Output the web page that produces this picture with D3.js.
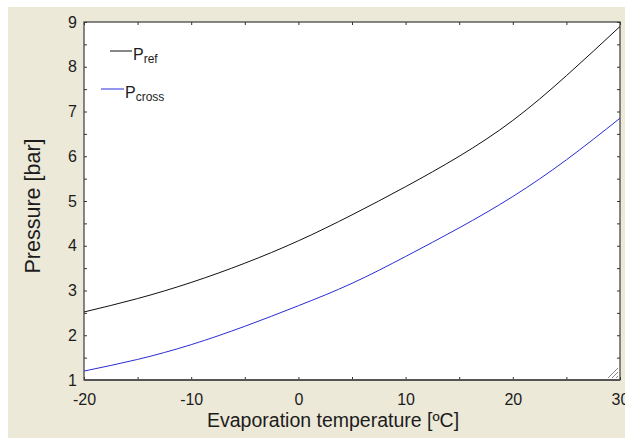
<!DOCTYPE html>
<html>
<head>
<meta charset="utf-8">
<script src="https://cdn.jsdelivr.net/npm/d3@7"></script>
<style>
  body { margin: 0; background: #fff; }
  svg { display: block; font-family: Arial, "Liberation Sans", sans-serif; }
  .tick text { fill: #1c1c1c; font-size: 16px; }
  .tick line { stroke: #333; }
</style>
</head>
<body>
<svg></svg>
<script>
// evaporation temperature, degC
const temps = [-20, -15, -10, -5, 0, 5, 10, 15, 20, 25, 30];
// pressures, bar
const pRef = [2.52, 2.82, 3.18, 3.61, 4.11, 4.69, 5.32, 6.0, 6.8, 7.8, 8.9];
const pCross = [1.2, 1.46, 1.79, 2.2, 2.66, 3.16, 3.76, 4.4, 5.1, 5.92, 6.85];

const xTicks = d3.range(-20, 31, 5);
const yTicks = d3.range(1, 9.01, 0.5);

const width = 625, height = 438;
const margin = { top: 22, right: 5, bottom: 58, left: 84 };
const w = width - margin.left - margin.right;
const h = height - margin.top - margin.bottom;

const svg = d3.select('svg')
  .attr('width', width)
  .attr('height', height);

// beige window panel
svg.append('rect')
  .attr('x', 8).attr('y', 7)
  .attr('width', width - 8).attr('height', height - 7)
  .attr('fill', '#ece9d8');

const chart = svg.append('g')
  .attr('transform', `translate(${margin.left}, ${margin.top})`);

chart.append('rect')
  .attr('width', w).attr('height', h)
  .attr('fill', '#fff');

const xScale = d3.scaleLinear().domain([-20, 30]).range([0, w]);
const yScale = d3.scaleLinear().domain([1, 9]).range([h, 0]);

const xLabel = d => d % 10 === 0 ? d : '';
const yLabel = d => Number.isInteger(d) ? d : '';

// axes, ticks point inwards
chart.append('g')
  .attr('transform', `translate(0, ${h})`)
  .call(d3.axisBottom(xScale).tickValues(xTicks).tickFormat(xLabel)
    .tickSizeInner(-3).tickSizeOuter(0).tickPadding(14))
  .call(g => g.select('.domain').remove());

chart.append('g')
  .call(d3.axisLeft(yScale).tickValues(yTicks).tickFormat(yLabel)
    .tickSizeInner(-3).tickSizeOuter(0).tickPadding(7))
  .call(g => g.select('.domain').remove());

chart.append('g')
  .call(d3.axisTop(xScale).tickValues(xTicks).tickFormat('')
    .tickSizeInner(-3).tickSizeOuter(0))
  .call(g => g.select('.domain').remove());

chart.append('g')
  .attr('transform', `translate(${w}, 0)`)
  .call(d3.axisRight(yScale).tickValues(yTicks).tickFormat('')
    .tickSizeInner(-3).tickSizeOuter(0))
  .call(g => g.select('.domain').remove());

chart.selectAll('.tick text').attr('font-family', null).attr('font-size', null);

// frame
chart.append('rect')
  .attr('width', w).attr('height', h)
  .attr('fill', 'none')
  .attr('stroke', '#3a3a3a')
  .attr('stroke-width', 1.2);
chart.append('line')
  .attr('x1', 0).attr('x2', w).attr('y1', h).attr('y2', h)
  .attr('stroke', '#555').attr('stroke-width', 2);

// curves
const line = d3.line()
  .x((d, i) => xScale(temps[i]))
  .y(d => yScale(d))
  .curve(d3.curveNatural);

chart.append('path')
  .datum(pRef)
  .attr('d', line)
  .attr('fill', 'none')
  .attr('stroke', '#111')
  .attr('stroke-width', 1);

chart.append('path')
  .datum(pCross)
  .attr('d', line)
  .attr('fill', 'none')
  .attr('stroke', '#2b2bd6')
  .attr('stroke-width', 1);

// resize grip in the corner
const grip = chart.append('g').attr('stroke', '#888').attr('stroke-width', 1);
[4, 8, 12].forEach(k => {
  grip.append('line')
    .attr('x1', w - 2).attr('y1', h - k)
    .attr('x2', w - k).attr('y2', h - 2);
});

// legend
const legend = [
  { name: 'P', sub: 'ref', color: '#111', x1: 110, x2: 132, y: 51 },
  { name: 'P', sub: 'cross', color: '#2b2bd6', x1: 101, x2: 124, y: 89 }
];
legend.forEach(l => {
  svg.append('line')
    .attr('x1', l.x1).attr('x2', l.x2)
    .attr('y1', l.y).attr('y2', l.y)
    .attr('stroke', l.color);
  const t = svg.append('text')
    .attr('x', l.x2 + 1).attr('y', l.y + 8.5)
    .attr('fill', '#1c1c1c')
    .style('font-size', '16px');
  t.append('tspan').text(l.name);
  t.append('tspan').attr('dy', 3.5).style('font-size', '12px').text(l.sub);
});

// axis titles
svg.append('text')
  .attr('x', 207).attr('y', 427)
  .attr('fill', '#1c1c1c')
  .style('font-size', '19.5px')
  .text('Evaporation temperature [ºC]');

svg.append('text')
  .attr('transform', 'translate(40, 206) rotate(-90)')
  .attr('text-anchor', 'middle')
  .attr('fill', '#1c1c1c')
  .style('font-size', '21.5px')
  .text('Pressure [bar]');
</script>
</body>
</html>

----

• [What to do]:
Transcribe the material as is, with images omitted.

• [Solution to the problem]:
Output the web page that produces this picture with D3.js.
<!DOCTYPE html>
<html>
<head>
<meta charset="utf-8">
<script src="https://cdn.jsdelivr.net/npm/d3@7"></script>
<style>
  body { margin: 0; background: #fff; }
  svg { display: block; font-family: Arial, "Liberation Sans", sans-serif; }
  .tick text { fill: #1c1c1c; font-size: 16px; }
  .tick line { stroke: #333; }
</style>
</head>
<body>
<svg></svg>
<script>
// evaporation temperature, degC
const temps = [-20, -15, -10, -5, 0, 5, 10, 15, 20, 25, 30];
// pressures, bar
const pRef = [2.52, 2.82, 3.18, 3.61, 4.11, 4.69, 5.32, 6.0, 6.8, 7.8, 8.9];
const pCross = [1.2, 1.46, 1.79, 2.2, 2.66, 3.16, 3.76, 4.4, 5.1, 5.92, 6.85];

const xTicks = d3.range(-20, 31, 5);
const yTicks = d3.range(1, 9.01, 0.5);

const width = 625, height = 438;
const margin = { top: 22, right: 5, bottom: 58, left: 84 };
const w = width - margin.left - margin.right;
const h = height - margin.top - margin.bottom;

const svg = d3.select('svg')
  .attr('width', width)
  .attr('height', height);

// beige window panel
svg.append('rect')
  .attr('x', 8).attr('y', 7)
  .attr('width', width - 8).attr('height', height - 7)
  .attr('fill', '#ece9d8');

const chart = svg.append('g')
  .attr('transform', `translate(${margin.left}, ${margin.top})`);

chart.append('rect')
  .attr('width', w).attr('height', h)
  .attr('fill', '#fff');

const xScale = d3.scaleLinear().domain([-20, 30]).range([0, w]);
const yScale = d3.scaleLinear().domain([1, 9]).range([h, 0]);

const xLabel = d => d % 10 === 0 ? d : '';
const yLabel = d => Number.isInteger(d) ? d : '';

// axes, ticks point inwards
chart.append('g')
  .attr('transform', `translate(0, ${h})`)
  .call(d3.axisBottom(xScale).tickValues(xTicks).tickFormat(xLabel)
    .tickSizeInner(-3).tickSizeOuter(0).tickPadding(14))
  .call(g => g.select('.domain').remove());

chart.append('g')
  .call(d3.axisLeft(yScale).tickValues(yTicks).tickFormat(yLabel)
    .tickSizeInner(-3).tickSizeOuter(0).tickPadding(7))
  .call(g => g.select('.domain').remove());

chart.append('g')
  .call(d3.axisTop(xScale).tickValues(xTicks).tickFormat('')
    .tickSizeInner(-3).tickSizeOuter(0))
  .call(g => g.select('.domain').remove());

chart.append('g')
  .attr('transform', `translate(${w}, 0)`)
  .call(d3.axisRight(yScale).tickValues(yTicks).tickFormat('')
    .tickSizeInner(-3).tickSizeOuter(0))
  .call(g => g.select('.domain').remove());

chart.selectAll('.tick text').attr('font-family', null).attr('font-size', null);

// frame
chart.append('rect')
  .attr('width', w).attr('height', h)
  .attr('fill', 'none')
  .attr('stroke', '#3a3a3a')
  .attr('stroke-width', 1.2);
chart.append('line')
  .attr('x1', 0).attr('x2', w).attr('y1', h).attr('y2', h)
  .attr('stroke', '#555').attr('stroke-width', 2);

// curves
const line = d3.line()
  .x((d, i) => xScale(temps[i]))
  .y(d => yScale(d))
  .curve(d3.curveNatural);

chart.append('path')
  .datum(pRef)
  .attr('d', line)
  .attr('fill', 'none')
  .attr('stroke', '#111')
  .attr('stroke-width', 1);

chart.append('path')
  .datum(pCross)
  .attr('d', line)
  .attr('fill', 'none')
  .attr('stroke', '#2b2bd6')
  .attr('stroke-width', 1);

// resize grip in the corner
const grip = chart.append('g').attr('stroke', '#888').attr('stroke-width', 1);
[4, 8, 12].forEach(k => {
  grip.append('line')
    .attr('x1', w - 2).attr('y1', h - k)
    .attr('x2', w - k).attr('y2', h - 2);
});

// legend
const legend = [
  { name: 'P', sub: 'ref', color: '#111', x1: 110, x2: 132, y: 51 },
  { name: 'P', sub: 'cross', color: '#2b2bd6', x1: 101, x2: 124, y: 89 }
];
legend.forEach(l => {
  svg.append('line')
    .attr('x1', l.x1).attr('x2', l.x2)
    .attr('y1', l.y).attr('y2', l.y)
    .attr('stroke', l.color);
  const t = svg.append('text')
    .attr('x', l.x2 + 1).attr('y', l.y + 8.5)
    .attr('fill', '#1c1c1c')
    .style('font-size', '16px');
  t.append('tspan').text(l.name);
  t.append('tspan').attr('dy', 3.5).style('font-size', '12px').text(l.sub);
});

// axis titles
svg.append('text')
  .attr('x', 207).attr('y', 427)
  .attr('fill', '#1c1c1c')
  .style('font-size', '19.5px')
  .text('Evaporation temperature [ºC]');

svg.append('text')
  .attr('transform', 'translate(40, 206) rotate(-90)')
  .attr('text-anchor', 'middle')
  .attr('fill', '#1c1c1c')
  .style('font-size', '21.5px')
  .text('Pressure [bar]');
</script>
</body>
</html>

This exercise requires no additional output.